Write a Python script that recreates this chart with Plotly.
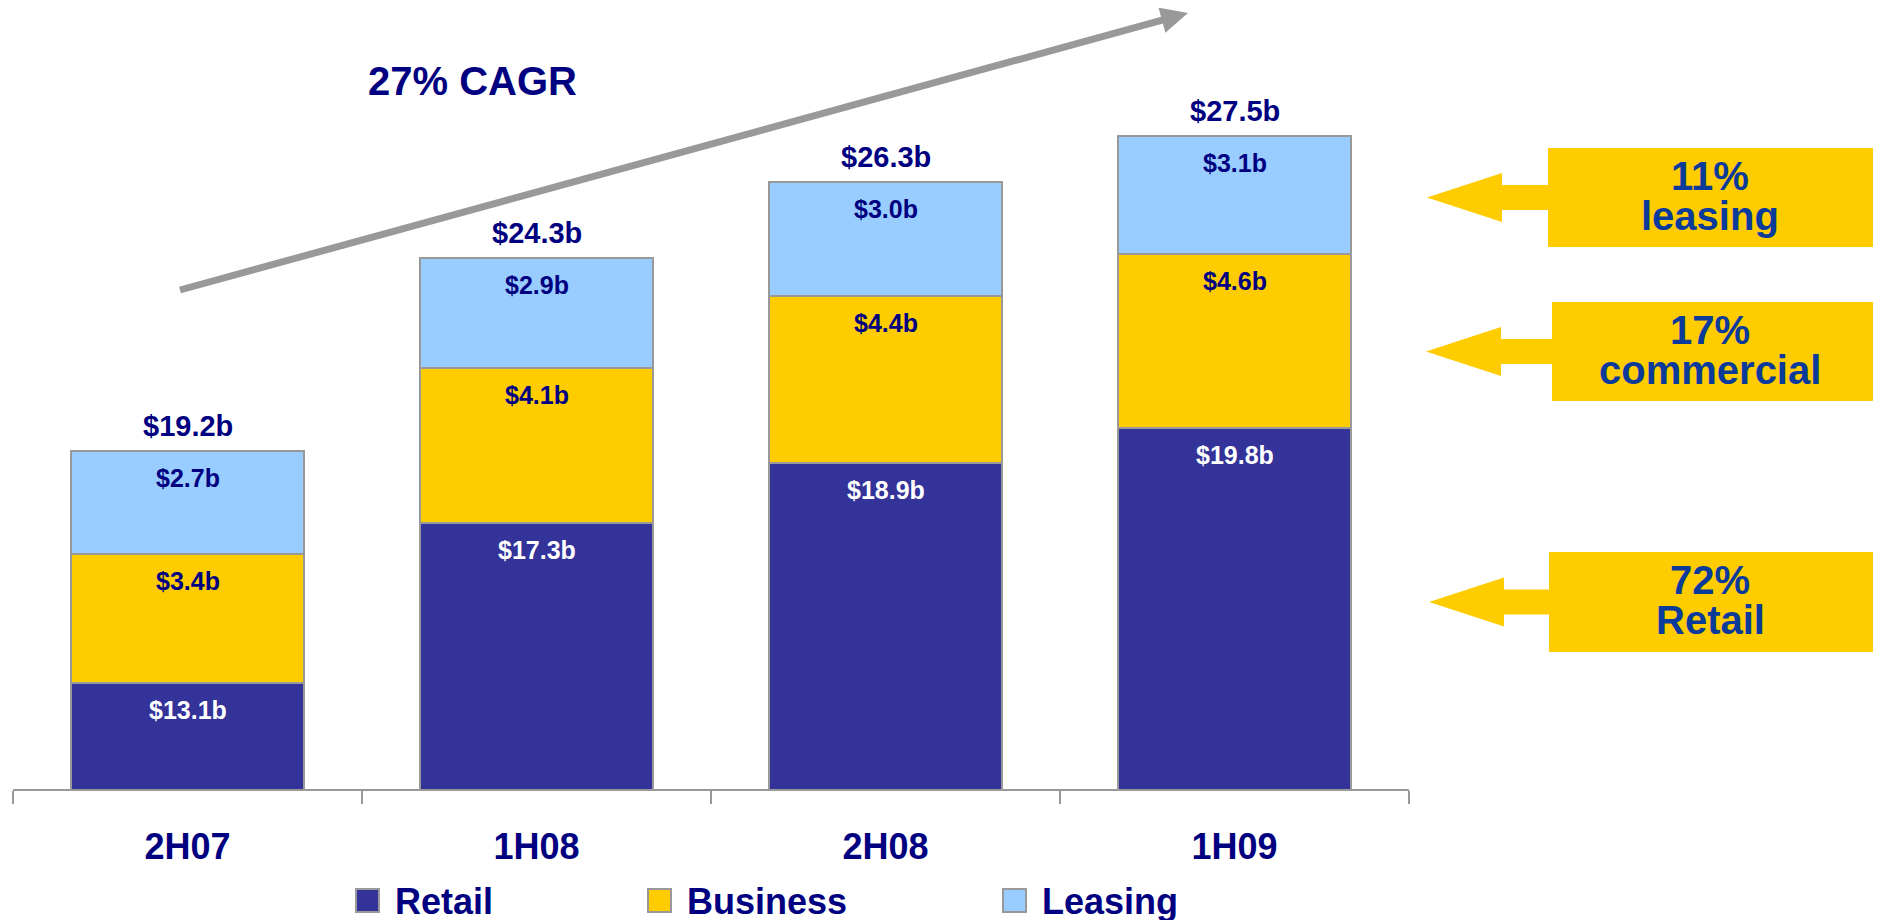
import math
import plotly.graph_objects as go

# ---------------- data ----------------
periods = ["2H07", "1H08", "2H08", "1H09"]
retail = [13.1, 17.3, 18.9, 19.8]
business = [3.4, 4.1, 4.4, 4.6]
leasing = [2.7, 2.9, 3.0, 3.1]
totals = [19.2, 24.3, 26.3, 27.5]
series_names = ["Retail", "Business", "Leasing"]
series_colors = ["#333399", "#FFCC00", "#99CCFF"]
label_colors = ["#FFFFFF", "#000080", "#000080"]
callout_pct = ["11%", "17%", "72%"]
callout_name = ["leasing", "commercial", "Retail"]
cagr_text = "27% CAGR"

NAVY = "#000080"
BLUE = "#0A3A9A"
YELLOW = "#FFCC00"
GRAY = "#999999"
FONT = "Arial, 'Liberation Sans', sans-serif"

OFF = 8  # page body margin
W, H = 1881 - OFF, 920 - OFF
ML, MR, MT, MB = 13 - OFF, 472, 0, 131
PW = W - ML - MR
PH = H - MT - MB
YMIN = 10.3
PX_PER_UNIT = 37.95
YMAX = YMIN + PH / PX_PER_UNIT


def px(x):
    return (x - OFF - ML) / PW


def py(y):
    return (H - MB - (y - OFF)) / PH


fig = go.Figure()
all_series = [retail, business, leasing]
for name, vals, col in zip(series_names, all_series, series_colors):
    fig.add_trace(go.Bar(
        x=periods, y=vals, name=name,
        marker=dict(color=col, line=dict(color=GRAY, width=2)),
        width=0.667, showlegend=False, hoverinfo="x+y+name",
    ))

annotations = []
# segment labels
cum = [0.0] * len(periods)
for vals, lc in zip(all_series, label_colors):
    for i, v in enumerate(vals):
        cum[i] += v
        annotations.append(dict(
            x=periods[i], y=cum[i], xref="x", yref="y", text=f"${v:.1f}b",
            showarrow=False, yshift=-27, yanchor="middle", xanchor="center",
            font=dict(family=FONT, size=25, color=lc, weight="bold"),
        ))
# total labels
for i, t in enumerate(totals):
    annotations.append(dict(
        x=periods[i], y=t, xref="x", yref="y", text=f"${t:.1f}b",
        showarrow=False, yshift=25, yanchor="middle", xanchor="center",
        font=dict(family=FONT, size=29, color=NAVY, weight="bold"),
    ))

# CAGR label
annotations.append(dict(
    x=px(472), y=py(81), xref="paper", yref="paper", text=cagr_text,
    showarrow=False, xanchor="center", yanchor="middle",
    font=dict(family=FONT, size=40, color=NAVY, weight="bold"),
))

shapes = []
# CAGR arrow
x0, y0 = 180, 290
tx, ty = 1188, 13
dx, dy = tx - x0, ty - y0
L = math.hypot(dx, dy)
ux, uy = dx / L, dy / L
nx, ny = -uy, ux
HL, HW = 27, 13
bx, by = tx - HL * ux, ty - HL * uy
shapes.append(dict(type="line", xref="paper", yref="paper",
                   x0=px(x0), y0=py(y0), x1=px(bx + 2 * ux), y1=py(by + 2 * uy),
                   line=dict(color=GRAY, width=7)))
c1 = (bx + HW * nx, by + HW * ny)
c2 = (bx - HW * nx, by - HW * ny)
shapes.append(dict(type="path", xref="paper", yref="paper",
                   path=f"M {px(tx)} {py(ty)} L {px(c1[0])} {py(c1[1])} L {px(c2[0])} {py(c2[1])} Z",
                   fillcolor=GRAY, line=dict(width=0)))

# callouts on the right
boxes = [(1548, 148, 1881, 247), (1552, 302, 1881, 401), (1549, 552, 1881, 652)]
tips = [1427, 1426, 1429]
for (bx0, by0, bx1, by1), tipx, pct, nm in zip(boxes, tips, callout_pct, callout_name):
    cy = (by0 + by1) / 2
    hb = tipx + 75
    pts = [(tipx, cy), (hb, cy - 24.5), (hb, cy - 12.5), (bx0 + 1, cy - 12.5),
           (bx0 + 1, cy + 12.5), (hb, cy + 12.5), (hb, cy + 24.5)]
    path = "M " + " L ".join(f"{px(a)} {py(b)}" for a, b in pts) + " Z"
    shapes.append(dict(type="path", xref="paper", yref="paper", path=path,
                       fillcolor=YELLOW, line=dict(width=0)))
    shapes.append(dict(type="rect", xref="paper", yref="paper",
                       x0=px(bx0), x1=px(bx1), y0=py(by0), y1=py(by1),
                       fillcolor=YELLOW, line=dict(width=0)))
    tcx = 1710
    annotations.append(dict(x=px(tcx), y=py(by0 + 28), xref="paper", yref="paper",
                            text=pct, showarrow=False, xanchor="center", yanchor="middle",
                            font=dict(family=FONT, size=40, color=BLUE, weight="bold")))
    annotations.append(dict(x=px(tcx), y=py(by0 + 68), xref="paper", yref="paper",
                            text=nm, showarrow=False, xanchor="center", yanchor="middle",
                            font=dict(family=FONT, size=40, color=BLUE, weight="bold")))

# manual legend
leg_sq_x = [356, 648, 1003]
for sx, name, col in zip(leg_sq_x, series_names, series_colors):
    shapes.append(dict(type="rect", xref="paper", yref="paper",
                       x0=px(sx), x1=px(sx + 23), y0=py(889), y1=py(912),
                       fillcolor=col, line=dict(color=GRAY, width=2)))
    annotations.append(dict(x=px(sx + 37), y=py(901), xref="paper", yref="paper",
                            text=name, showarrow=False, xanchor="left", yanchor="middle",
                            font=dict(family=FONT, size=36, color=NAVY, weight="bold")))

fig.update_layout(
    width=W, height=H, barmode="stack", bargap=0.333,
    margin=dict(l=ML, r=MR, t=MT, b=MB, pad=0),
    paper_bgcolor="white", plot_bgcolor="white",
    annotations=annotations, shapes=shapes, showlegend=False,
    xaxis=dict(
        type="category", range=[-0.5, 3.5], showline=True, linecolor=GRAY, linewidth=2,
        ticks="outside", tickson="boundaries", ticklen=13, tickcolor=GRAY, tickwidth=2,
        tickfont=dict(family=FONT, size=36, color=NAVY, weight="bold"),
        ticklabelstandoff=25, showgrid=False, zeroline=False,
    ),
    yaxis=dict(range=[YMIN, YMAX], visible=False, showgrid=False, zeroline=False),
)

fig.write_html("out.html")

====================

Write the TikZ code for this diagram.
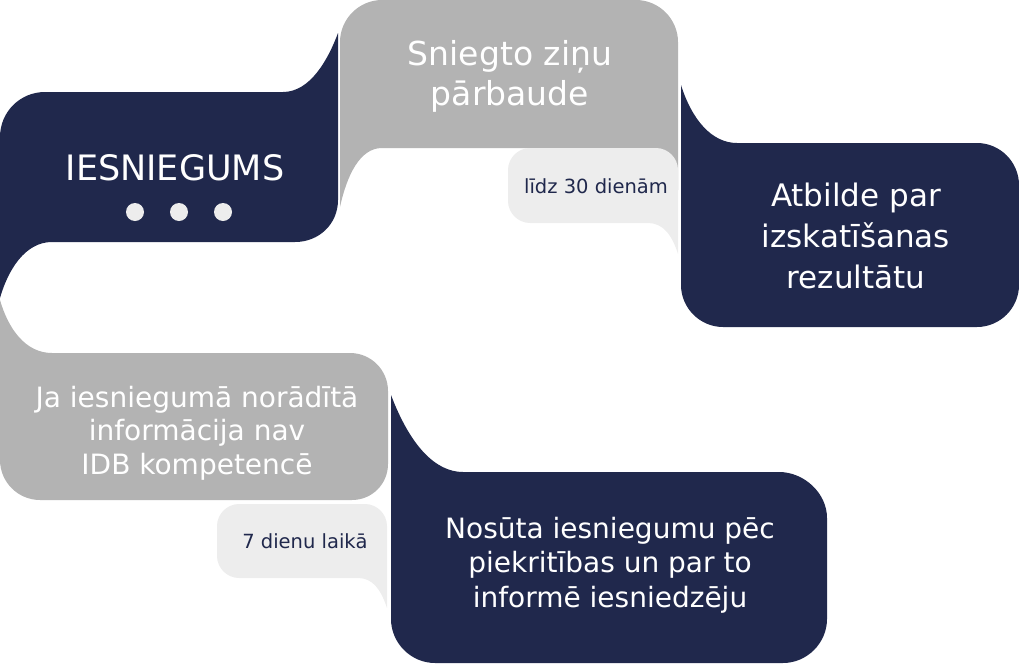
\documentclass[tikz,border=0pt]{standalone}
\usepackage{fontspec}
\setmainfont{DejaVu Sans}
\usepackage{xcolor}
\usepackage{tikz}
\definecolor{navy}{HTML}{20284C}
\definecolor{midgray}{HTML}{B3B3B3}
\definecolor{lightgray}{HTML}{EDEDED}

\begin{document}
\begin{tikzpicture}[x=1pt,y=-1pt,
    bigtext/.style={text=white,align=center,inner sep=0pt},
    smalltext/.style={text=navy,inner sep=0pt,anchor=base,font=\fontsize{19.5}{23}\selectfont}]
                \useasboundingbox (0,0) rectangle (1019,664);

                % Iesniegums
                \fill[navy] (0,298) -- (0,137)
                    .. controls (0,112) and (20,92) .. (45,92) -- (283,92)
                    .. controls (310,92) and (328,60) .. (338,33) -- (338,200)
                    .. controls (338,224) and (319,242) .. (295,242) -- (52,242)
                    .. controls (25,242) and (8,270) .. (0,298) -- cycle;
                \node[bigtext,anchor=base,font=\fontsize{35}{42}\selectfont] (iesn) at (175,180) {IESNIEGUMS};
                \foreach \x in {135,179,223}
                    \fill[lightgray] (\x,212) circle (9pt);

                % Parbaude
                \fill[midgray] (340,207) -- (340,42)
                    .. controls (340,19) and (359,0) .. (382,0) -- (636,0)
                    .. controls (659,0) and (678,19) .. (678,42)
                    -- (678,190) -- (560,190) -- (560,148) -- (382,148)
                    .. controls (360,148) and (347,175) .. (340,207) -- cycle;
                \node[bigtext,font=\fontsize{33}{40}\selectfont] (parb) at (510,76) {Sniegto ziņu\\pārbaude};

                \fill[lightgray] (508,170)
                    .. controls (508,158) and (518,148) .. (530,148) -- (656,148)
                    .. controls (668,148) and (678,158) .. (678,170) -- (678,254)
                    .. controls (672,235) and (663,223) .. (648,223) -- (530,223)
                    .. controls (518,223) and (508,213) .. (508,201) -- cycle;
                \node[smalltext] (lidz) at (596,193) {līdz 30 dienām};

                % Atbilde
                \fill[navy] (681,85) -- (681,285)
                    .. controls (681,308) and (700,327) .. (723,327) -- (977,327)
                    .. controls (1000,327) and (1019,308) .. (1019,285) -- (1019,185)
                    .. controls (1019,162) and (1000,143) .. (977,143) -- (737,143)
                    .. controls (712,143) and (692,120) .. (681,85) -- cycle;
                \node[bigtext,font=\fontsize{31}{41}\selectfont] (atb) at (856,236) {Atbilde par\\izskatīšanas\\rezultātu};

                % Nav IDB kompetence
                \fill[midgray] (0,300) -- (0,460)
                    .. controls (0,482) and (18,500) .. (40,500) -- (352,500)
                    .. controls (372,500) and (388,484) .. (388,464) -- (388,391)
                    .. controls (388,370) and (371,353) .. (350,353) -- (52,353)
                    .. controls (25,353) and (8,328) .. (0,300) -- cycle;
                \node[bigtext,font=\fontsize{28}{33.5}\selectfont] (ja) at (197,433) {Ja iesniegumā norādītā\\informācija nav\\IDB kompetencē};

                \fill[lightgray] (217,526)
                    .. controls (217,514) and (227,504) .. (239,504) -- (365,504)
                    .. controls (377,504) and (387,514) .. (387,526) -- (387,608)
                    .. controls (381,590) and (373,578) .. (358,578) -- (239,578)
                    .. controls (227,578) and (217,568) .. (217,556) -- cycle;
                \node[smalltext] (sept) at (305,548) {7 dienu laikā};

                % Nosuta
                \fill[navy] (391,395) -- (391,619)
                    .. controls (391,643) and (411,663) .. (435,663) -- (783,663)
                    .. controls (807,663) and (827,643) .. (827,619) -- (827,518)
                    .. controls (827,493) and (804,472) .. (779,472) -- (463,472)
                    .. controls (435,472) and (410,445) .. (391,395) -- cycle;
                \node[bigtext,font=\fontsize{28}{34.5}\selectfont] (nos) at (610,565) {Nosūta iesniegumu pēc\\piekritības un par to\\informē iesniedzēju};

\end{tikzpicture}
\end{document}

====================

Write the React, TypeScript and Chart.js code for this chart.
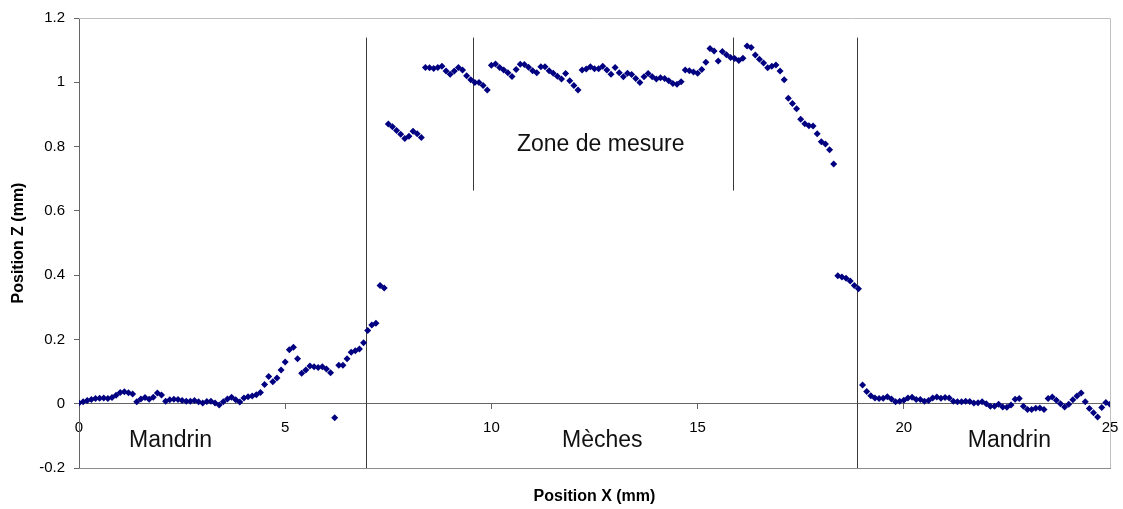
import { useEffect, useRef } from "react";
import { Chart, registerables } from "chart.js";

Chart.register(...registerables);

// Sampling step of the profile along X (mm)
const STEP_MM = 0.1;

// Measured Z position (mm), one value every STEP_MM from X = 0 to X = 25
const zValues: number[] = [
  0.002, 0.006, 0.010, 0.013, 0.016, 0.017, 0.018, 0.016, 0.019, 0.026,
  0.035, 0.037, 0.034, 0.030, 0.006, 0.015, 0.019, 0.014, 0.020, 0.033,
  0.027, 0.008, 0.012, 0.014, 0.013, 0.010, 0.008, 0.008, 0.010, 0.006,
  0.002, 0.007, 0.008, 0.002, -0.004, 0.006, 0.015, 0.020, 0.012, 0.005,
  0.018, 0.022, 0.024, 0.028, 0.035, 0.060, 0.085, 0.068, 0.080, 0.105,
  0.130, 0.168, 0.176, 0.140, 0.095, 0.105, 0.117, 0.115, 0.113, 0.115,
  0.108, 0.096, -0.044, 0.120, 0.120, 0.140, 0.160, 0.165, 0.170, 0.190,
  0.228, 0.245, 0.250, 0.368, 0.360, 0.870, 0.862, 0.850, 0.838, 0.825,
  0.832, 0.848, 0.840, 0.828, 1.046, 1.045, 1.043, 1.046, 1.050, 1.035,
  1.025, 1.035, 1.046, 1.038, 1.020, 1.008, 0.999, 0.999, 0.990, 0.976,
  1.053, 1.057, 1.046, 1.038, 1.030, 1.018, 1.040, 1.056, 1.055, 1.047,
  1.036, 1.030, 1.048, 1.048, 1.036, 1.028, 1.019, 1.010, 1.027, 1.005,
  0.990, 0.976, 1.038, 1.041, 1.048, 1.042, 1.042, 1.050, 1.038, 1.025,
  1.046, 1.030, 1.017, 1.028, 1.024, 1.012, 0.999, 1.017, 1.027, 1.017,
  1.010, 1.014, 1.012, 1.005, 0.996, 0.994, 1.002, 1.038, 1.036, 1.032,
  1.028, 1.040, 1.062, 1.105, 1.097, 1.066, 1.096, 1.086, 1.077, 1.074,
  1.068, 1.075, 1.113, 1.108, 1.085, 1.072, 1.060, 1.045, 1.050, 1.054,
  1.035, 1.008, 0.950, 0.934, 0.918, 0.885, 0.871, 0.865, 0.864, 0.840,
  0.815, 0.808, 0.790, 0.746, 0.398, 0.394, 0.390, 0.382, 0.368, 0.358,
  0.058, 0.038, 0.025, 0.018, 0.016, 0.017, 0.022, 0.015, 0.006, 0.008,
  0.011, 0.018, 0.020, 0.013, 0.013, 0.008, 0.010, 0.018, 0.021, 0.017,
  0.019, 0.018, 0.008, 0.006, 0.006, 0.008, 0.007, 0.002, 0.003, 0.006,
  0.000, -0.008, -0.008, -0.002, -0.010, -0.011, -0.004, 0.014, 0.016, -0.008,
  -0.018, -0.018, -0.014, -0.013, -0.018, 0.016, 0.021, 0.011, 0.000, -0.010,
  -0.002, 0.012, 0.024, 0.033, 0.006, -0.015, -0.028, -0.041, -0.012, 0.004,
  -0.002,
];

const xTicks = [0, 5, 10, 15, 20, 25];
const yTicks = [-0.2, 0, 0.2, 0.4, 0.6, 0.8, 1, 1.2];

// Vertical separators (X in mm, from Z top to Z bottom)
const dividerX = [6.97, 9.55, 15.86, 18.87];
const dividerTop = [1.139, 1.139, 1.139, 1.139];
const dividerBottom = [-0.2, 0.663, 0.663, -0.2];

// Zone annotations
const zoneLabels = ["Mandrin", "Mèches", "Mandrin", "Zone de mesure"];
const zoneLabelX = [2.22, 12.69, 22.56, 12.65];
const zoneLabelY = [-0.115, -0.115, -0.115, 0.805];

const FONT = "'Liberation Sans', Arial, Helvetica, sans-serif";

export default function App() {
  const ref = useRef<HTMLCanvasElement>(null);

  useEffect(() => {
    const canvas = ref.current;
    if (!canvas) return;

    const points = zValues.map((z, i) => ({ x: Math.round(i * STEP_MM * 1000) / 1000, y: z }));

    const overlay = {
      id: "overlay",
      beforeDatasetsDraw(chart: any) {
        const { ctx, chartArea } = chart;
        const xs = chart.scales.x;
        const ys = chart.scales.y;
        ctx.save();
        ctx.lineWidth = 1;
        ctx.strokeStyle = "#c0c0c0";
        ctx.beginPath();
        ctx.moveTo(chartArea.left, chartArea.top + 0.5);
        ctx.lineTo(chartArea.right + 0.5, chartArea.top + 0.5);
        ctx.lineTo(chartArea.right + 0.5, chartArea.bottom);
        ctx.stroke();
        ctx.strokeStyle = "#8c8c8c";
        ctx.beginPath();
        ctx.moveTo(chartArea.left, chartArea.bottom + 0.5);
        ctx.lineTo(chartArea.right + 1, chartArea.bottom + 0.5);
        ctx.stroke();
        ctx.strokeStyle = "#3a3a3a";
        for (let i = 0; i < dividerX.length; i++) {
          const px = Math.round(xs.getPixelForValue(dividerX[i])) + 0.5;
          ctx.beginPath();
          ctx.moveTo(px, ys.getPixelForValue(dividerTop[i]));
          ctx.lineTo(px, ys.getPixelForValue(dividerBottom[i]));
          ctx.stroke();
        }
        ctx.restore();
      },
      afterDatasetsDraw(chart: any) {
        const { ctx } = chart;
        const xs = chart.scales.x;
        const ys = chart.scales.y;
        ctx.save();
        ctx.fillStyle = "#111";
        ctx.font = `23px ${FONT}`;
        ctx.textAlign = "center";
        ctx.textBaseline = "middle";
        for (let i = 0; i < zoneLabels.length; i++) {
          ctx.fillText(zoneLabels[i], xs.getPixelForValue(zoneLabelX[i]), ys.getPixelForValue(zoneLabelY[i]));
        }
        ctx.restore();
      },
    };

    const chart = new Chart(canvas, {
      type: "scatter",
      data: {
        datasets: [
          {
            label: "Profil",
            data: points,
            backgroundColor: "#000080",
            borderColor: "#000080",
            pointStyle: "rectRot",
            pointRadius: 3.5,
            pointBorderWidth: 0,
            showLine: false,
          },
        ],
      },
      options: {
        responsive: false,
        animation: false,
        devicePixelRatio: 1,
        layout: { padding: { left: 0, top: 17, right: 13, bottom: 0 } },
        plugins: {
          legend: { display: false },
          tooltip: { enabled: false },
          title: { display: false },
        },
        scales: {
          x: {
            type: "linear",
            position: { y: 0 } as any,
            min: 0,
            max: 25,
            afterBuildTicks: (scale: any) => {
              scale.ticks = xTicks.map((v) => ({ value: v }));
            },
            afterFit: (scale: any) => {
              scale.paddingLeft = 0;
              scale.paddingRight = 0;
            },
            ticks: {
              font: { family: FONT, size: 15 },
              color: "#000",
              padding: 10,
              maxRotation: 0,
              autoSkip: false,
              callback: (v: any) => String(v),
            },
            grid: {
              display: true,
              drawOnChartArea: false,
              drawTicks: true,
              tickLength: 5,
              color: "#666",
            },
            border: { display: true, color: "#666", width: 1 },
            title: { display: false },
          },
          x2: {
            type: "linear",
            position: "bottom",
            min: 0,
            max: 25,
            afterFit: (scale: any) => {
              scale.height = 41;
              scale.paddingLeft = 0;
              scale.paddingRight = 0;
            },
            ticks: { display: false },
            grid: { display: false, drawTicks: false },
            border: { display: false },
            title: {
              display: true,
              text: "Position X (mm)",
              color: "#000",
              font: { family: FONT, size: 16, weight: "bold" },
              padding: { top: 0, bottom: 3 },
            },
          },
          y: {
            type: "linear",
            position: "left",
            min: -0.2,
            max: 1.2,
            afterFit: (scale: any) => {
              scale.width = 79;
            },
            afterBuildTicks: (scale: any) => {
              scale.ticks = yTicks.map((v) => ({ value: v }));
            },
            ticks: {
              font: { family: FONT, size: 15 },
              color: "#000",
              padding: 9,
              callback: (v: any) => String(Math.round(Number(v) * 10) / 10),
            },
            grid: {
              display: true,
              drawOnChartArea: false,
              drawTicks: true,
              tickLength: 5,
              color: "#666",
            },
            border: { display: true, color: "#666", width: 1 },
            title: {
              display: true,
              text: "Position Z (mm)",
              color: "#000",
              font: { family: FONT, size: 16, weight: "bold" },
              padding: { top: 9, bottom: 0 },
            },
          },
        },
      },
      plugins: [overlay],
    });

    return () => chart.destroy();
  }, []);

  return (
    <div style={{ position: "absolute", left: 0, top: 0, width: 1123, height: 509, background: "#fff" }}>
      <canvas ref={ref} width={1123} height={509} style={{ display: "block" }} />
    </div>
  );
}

====================

--- DIRECTIVE ---
Which lines in the records above contain the string "this"? Copy each one.

--- OUTPUT ---
Write a Python script that recreates this chart with Plotly.
Write the TikZ code for this diagram.
Write the React, TypeScript and Chart.js code for this chart.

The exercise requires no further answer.